Individual Sovereignty

The ISS Constitution states that the ISS is founded upon the principle of the sovereignty of the individual. It may therefore be necessary to give this principle some reasonable consideration to become a member. If you are considering the possibility of becoming drastically more empowered in the law making process than you have previously been, by having a vote that you can use whenever you wish instead of only once every few years, then you might consider it an act of conscience to develop your respect for the sovereignty of the individuals who may be asked to find it in their conscience to adhere to the laws that you participate in the creation of. If some people may even be coerced with threats of violence into obeying those laws, then perhaps your consideration of their sovereignty is an ethical duty that naturally comes with such powerful enfranchisement as a participant in the making of those laws.

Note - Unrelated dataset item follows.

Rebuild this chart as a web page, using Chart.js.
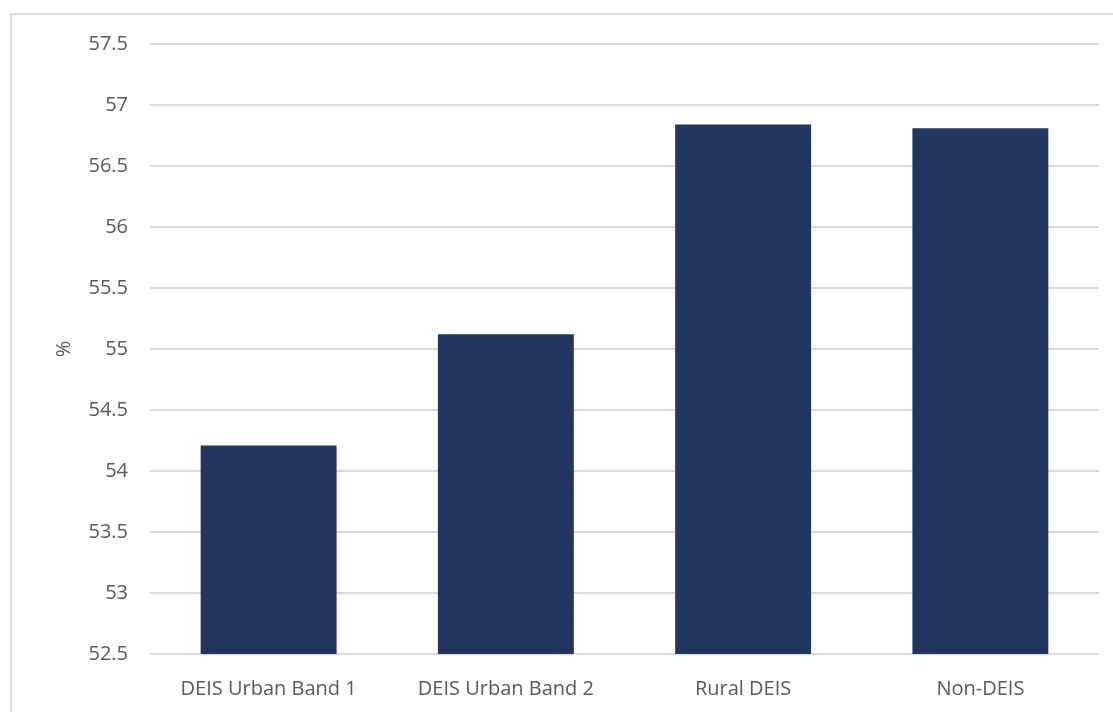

The ISS Charter defines sovereignty (in the Appendix on page 8) as “the condition where there is no justifiable reason for any other party to claim authority to overwhelm a person’s or a society’s choice of method by which to write and adjudicate laws”.

The ISS Charter defines individual sovereignty (in the Appendix on page 9) as “the belief that ascertaining the moral justification or lack thereof for imposing any aspect of a method of writing and adjudicating laws upon a person who prefers a different method or even no method at all is predicated on assessing the person’s infringement of the liberty and happiness of others, either directly or through impacts to their communities or environments”.

Many courts in nations that claim to be democratic describe the recognition of the sovereignty of the people of the nation as an inherent and necessary component of a democratic society, Canada and the United States of America being two examples.

The Canada Interactive Legislature (CIL) makes the argument (paragraph 36, pages 9-10, here) that each member of society is endowed with a measure of sovereignty, rooted in the capacity to give reasonable consideration to the possibility that having concise laws written on behalf of society to be applicable to each individual member of society is an arrangement that may produce substantial benefits for each individual’s ability to live a contented life.

The CIL Charter states that the CIL regards the optimal enfranchisement of an individual, in the political processes of legislating constraints upon the conduct of others, as the equivalent of optimal respect for an aspect of the sovereignty (and dignity) of the individual.

The CIL Charter also states that the CIL opposes the presumption that the democratic sovereignty of an institution of law holds greater force in the law than the ancestrally inherited sovereignty of the indigenous People of a land.

A definition of sovereignty in Colins dictionary, for a person or institution, is “having the highest power in a country”. If we consider every individual to have the capacity to responsibly assert sovereignty, then every individual shares equally in being part of the highest power in the country: the People. However, if a major proportion of the People choose to impose a form of governance, that they have agreed upon, over an individual who does not consent to that form of governance, then the majority in favour of this imposition are not recognizing that individual as “having the highest power in the country”, any more than the individual is acknowledging the majority as “having the highest power in the country” by denying any validity to their wish to enact a law in the land where they live. This presents us with an uncomfortable situation in which we must embrace that neither the majority in such a situation nor the individual may have an absolutely justifiable position, and perhaps only a compromise can be considered ethical. Though Some may find it tough to admit, the expression, “laws of the land”, may be just an imaginary concept made up by humans, not an immutable reality. Majority rule and the sovereignty of the People may perhaps not always be identical.

To regard the optimal enfranchisement of an individual in society’s democratic process as a supportive stance toward the individual sovereignty of Others may be considered by Some to be the only pragmatic way of putting individual sovereignty into practice. Others may regard a situation where a person does not consent to a form of governance and is nonetheless forced to obey the laws enacted under that governance as being an unnecessary violation of individual sovereignty, and thus not entirely ethical, requiring some form of compromise with the individual.

If the interactive electoral system allows the People to deprive the elite of power that it formerly wielded, then a People whose minds have given sober contemplation to the principle of individual sovereignty may be capable of wielding that power so as to reduce the injustices against any individual by a collective law making majority in comparison to the injustices practiced by the elite prior to the introduction of a more interactive democratic law making system.